──────── Stored data

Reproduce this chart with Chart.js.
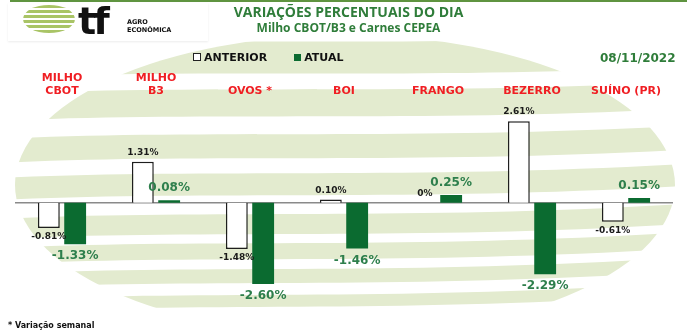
<!DOCTYPE html>
<html>
<head>
<meta charset="utf-8">
<script src="https://cdn.jsdelivr.net/npm/chart.js@4/dist/chart.umd.min.js"></script>
<style>
  html, body { margin: 0; padding: 0; background: #fff; }
  #wrap { position: relative; width: 687px; height: 336px; overflow: hidden; font-family: "DejaVu Sans", Verdana, sans-serif; }
  #chart { position: absolute; left: 0; top: 0; }
  .abs { position: absolute; white-space: nowrap; }
  #topline { left: 10px; top: 0; width: 677px; height: 2px; background: #5f9440; }
  #logo { left: 8px; top: 3px; width: 200px; height: 38px; background: #fff; box-shadow: 0 1px 2px rgba(0,0,0,0.08); }
  #title { left: 0; width: 697px; top: 2px; text-align: center; font-family: "Open Sans", sans-serif; font-weight: 700; font-size: 14px; color: #2f7d3a; }
  #subtitle { left: 0; width: 697px; top: 19px; text-align: center; font-family: "Open Sans", sans-serif; font-weight: 700; font-size: 12px; color: #2f7d3a; }
  #legend { left: 193px; top: 51px; font-weight: 700; font-size: 11px; color: #111; }
  #legend span.item { display: inline-block; margin-right: 27px; }
  #legend i { display: inline-block; width: 7px; height: 7px; margin-right: 3px; vertical-align: 0px; }
  #date { left: 600px; top: 51px; font-weight: 700; font-size: 12px; color: #2f7d3a; }
  #note { left: 8px; top: 321px; font-weight: 700; font-size: 8px; color: #111; }
</style>
</head>
<body>
<div id="wrap">
  <canvas id="chart" width="687" height="336"></canvas>
  <div id="topline" class="abs"></div>
  <div id="logo" class="abs">
    <svg width="200" height="38" viewBox="0 0 200 38">
      <defs>
        <clipPath id="globe"><ellipse cx="41" cy="16" rx="26" ry="14"/></clipPath>
      </defs>
      <g clip-path="url(#globe)" fill="#a9c466">
        <rect x="10" y="2" width="70" height="3"/>
        <rect x="10" y="7" width="70" height="3"/>
        <rect x="10" y="12" width="70" height="3"/>
        <rect x="10" y="17" width="70" height="3"/>
        <rect x="10" y="22" width="70" height="3"/>
        <rect x="10" y="27" width="70" height="3"/>
      </g>
      <text x="70" y="31" font-family="DejaVu Sans" font-weight="900" font-size="38" fill="#111" letter-spacing="-3">tf</text>
      <text x="119" y="21" font-family="DejaVu Sans" font-weight="700" font-size="6.5" fill="#111">AGRO</text>
      <text x="119" y="29" font-family="DejaVu Sans" font-weight="700" font-size="6.5" fill="#111">ECONÔMICA</text>
    </svg>
  </div>
  <div id="title" class="abs">VARIAÇÕES PERCENTUAIS DO DIA</div>
  <div id="subtitle" class="abs">Milho CBOT/B3 e Carnes CEPEA</div>
  <div id="legend" class="abs"></div>
  <div id="date" class="abs">08/11/2022</div>
  <div id="note" class="abs">* Variação semanal</div>
</div>
<script>
// Data
const categories = [['MILHO', 'CBOT'], ['MILHO', 'B3'], 'OVOS *', 'BOI', 'FRANGO', 'BEZERRO', 'SUÍNO (PR)'];
const seriesNames = ['ANTERIOR', 'ATUAL'];
const anterior = [-0.81, 1.31, -1.48, 0.10, 0, 2.61, -0.61];
const atual = [-1.33, 0.08, -2.60, -1.46, 0.25, -2.29, 0.15];
const anteriorLabels = ['-0.81%', '1.31%', '-1.48%', '0.10%', '0%', '2.61%', '-0.61%'];
const atualLabels = ['-1.33%', '0.08%', '-2.60%', '-1.46%', '0.25%', '-2.29%', '0.15%'];
const reportDate = '08/11/2022';

const darkGreen = '#0b6b30';
const labelGreen = '#2e7f4c';

// Legend (html)
const legendEl = document.getElementById('legend');
legendEl.innerHTML =
  `<span class="item"><i style="border:1.5px solid #222;background:#fff;width:6px;height:6px"></i>${seriesNames[0]}</span>` +
  `<span class="item"><i style="background:${darkGreen}"></i>${seriesNames[1]}</span>`;
document.getElementById('date').textContent = reportDate;

// Pale green stripes in the background
const backdrop = {
  id: 'backdrop',
  beforeDraw(chart) {
    const c = chart.ctx;
    c.save();
    c.beginPath();
    c.ellipse(345, 185, 330, 150, 0, 0, Math.PI * 2);
    c.clip();
    c.fillStyle = '#e3ebcf';
    const bands = [[40, 72], [88, 115], [133, 157], [172, 194], [213, 233], [242, 258], [268, 282], [294, 306]];
    bands.forEach(([t, b], i) => {
      c.beginPath();
      c.moveTo(0, t + 6);
      c.bezierCurveTo(200, t - 4, 420, t + 8, 700, t - 6 - i);
      c.lineTo(700, b - 6 - i);
      c.bezierCurveTo(420, b + 8, 200, b - 4, 0, b + 6);
      c.closePath();
      c.fill();
    });
    c.restore();
  }
};

// Zero line
const zeroLine = {
  id: 'zeroLine',
  beforeDatasetsDraw(chart) {
    const { ctx: c, chartArea, scales } = chart;
    const y = scales.y.getPixelForValue(0);
    c.save();
    c.strokeStyle = '#8a8a8a';
    c.lineWidth = 1.5;
    c.beginPath();
    c.moveTo(chartArea.left, y);
    c.lineTo(chartArea.right, y);
    c.stroke();
    c.restore();
  }
};

// Value labels above / below bars
const valueLabels = {
  id: 'valueLabels',
  afterDatasetsDraw(chart) {
    const c = chart.ctx;
    const texts = [anteriorLabels, atualLabels];
    c.save();
    c.textAlign = 'center';
    chart.data.datasets.forEach((ds, di) => {
      const meta = chart.getDatasetMeta(di);
      c.font = di === 0 ? 'bold 9px "DejaVu Sans"' : 'bold 12px "DejaVu Sans"';
      c.fillStyle = di === 0 ? '#1a1a1a' : labelGreen;
      const gap = di === 0 ? 9 : 12;
      meta.data.forEach((bar, i) => {
        const v = ds.data[i];
        c.textBaseline = 'middle';
        const y = v >= 0 ? bar.y - gap : bar.y + gap;
        c.fillText(texts[di][i], bar.x, y);
      });
    });
    c.restore();
  }
};

const ctx = document.getElementById('chart').getContext('2d');
new Chart(ctx, {
  type: 'bar',
  data: {
    labels: categories,
    datasets: [
      {
        label: seriesNames[0],
        data: anterior,
        backgroundColor: '#ffffff',
        borderColor: '#1e1e1e',
        borderWidth: 1.5
      },
      {
        label: seriesNames[1],
        data: atual,
        backgroundColor: darkGreen,
        borderWidth: 0
      }
    ]
  },
  options: {
    responsive: false,
    animation: false,
    categoryPercentage: 0.56,
    barPercentage: 0.83,
    layout: { padding: { left: 15, right: 14, top: 67, bottom: 26 } },
    plugins: {
      legend: { display: false },
      tooltip: { enabled: false }
    },
    scales: {
      x: {
        position: 'top',
        grid: { display: false },
        border: { display: false },
        ticks: {
          color: '#f01e23',
          font: { family: 'DejaVu Sans', weight: 'bold', size: 11, lineHeight: 1.25 },
          padding: 4,
          maxRotation: 0,
          autoSkip: false
        }
      },
      y: {
        display: false,
        min: -3.43,
        max: 2.95
      }
    }
  },
  plugins: [backdrop, zeroLine, valueLabels]
});
</script>
</body>
</html>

────────────────

* _Problem statement_
Repeat the material above in full and exactly, apart from the pictures.

* _Written solution_
Reproduce this chart with Chart.js.
<!DOCTYPE html>
<html>
<head>
<meta charset="utf-8">
<script src="https://cdn.jsdelivr.net/npm/chart.js@4/dist/chart.umd.min.js"></script>
<style>
  html, body { margin: 0; padding: 0; background: #fff; }
  #wrap { position: relative; width: 687px; height: 336px; overflow: hidden; font-family: "DejaVu Sans", Verdana, sans-serif; }
  #chart { position: absolute; left: 0; top: 0; }
  .abs { position: absolute; white-space: nowrap; }
  #topline { left: 10px; top: 0; width: 677px; height: 2px; background: #5f9440; }
  #logo { left: 8px; top: 3px; width: 200px; height: 38px; background: #fff; box-shadow: 0 1px 2px rgba(0,0,0,0.08); }
  #title { left: 0; width: 697px; top: 2px; text-align: center; font-family: "Open Sans", sans-serif; font-weight: 700; font-size: 14px; color: #2f7d3a; }
  #subtitle { left: 0; width: 697px; top: 19px; text-align: center; font-family: "Open Sans", sans-serif; font-weight: 700; font-size: 12px; color: #2f7d3a; }
  #legend { left: 193px; top: 51px; font-weight: 700; font-size: 11px; color: #111; }
  #legend span.item { display: inline-block; margin-right: 27px; }
  #legend i { display: inline-block; width: 7px; height: 7px; margin-right: 3px; vertical-align: 0px; }
  #date { left: 600px; top: 51px; font-weight: 700; font-size: 12px; color: #2f7d3a; }
  #note { left: 8px; top: 321px; font-weight: 700; font-size: 8px; color: #111; }
</style>
</head>
<body>
<div id="wrap">
  <canvas id="chart" width="687" height="336"></canvas>
  <div id="topline" class="abs"></div>
  <div id="logo" class="abs">
    <svg width="200" height="38" viewBox="0 0 200 38">
      <defs>
        <clipPath id="globe"><ellipse cx="41" cy="16" rx="26" ry="14"/></clipPath>
      </defs>
      <g clip-path="url(#globe)" fill="#a9c466">
        <rect x="10" y="2" width="70" height="3"/>
        <rect x="10" y="7" width="70" height="3"/>
        <rect x="10" y="12" width="70" height="3"/>
        <rect x="10" y="17" width="70" height="3"/>
        <rect x="10" y="22" width="70" height="3"/>
        <rect x="10" y="27" width="70" height="3"/>
      </g>
      <text x="70" y="31" font-family="DejaVu Sans" font-weight="900" font-size="38" fill="#111" letter-spacing="-3">tf</text>
      <text x="119" y="21" font-family="DejaVu Sans" font-weight="700" font-size="6.5" fill="#111">AGRO</text>
      <text x="119" y="29" font-family="DejaVu Sans" font-weight="700" font-size="6.5" fill="#111">ECONÔMICA</text>
    </svg>
  </div>
  <div id="title" class="abs">VARIAÇÕES PERCENTUAIS DO DIA</div>
  <div id="subtitle" class="abs">Milho CBOT/B3 e Carnes CEPEA</div>
  <div id="legend" class="abs"></div>
  <div id="date" class="abs">08/11/2022</div>
  <div id="note" class="abs">* Variação semanal</div>
</div>
<script>
// Data
const categories = [['MILHO', 'CBOT'], ['MILHO', 'B3'], 'OVOS *', 'BOI', 'FRANGO', 'BEZERRO', 'SUÍNO (PR)'];
const seriesNames = ['ANTERIOR', 'ATUAL'];
const anterior = [-0.81, 1.31, -1.48, 0.10, 0, 2.61, -0.61];
const atual = [-1.33, 0.08, -2.60, -1.46, 0.25, -2.29, 0.15];
const anteriorLabels = ['-0.81%', '1.31%', '-1.48%', '0.10%', '0%', '2.61%', '-0.61%'];
const atualLabels = ['-1.33%', '0.08%', '-2.60%', '-1.46%', '0.25%', '-2.29%', '0.15%'];
const reportDate = '08/11/2022';

const darkGreen = '#0b6b30';
const labelGreen = '#2e7f4c';

// Legend (html)
const legendEl = document.getElementById('legend');
legendEl.innerHTML =
  `<span class="item"><i style="border:1.5px solid #222;background:#fff;width:6px;height:6px"></i>${seriesNames[0]}</span>` +
  `<span class="item"><i style="background:${darkGreen}"></i>${seriesNames[1]}</span>`;
document.getElementById('date').textContent = reportDate;

// Pale green stripes in the background
const backdrop = {
  id: 'backdrop',
  beforeDraw(chart) {
    const c = chart.ctx;
    c.save();
    c.beginPath();
    c.ellipse(345, 185, 330, 150, 0, 0, Math.PI * 2);
    c.clip();
    c.fillStyle = '#e3ebcf';
    const bands = [[40, 72], [88, 115], [133, 157], [172, 194], [213, 233], [242, 258], [268, 282], [294, 306]];
    bands.forEach(([t, b], i) => {
      c.beginPath();
      c.moveTo(0, t + 6);
      c.bezierCurveTo(200, t - 4, 420, t + 8, 700, t - 6 - i);
      c.lineTo(700, b - 6 - i);
      c.bezierCurveTo(420, b + 8, 200, b - 4, 0, b + 6);
      c.closePath();
      c.fill();
    });
    c.restore();
  }
};

// Zero line
const zeroLine = {
  id: 'zeroLine',
  beforeDatasetsDraw(chart) {
    const { ctx: c, chartArea, scales } = chart;
    const y = scales.y.getPixelForValue(0);
    c.save();
    c.strokeStyle = '#8a8a8a';
    c.lineWidth = 1.5;
    c.beginPath();
    c.moveTo(chartArea.left, y);
    c.lineTo(chartArea.right, y);
    c.stroke();
    c.restore();
  }
};

// Value labels above / below bars
const valueLabels = {
  id: 'valueLabels',
  afterDatasetsDraw(chart) {
    const c = chart.ctx;
    const texts = [anteriorLabels, atualLabels];
    c.save();
    c.textAlign = 'center';
    chart.data.datasets.forEach((ds, di) => {
      const meta = chart.getDatasetMeta(di);
      c.font = di === 0 ? 'bold 9px "DejaVu Sans"' : 'bold 12px "DejaVu Sans"';
      c.fillStyle = di === 0 ? '#1a1a1a' : labelGreen;
      const gap = di === 0 ? 9 : 12;
      meta.data.forEach((bar, i) => {
        const v = ds.data[i];
        c.textBaseline = 'middle';
        const y = v >= 0 ? bar.y - gap : bar.y + gap;
        c.fillText(texts[di][i], bar.x, y);
      });
    });
    c.restore();
  }
};

const ctx = document.getElementById('chart').getContext('2d');
new Chart(ctx, {
  type: 'bar',
  data: {
    labels: categories,
    datasets: [
      {
        label: seriesNames[0],
        data: anterior,
        backgroundColor: '#ffffff',
        borderColor: '#1e1e1e',
        borderWidth: 1.5
      },
      {
        label: seriesNames[1],
        data: atual,
        backgroundColor: darkGreen,
        borderWidth: 0
      }
    ]
  },
  options: {
    responsive: false,
    animation: false,
    categoryPercentage: 0.56,
    barPercentage: 0.83,
    layout: { padding: { left: 15, right: 14, top: 67, bottom: 26 } },
    plugins: {
      legend: { display: false },
      tooltip: { enabled: false }
    },
    scales: {
      x: {
        position: 'top',
        grid: { display: false },
        border: { display: false },
        ticks: {
          color: '#f01e23',
          font: { family: 'DejaVu Sans', weight: 'bold', size: 11, lineHeight: 1.25 },
          padding: 4,
          maxRotation: 0,
          autoSkip: false
        }
      },
      y: {
        display: false,
        min: -3.43,
        max: 2.95
      }
    }
  },
  plugins: [backdrop, zeroLine, valueLabels]
});
</script>
</body>
</html>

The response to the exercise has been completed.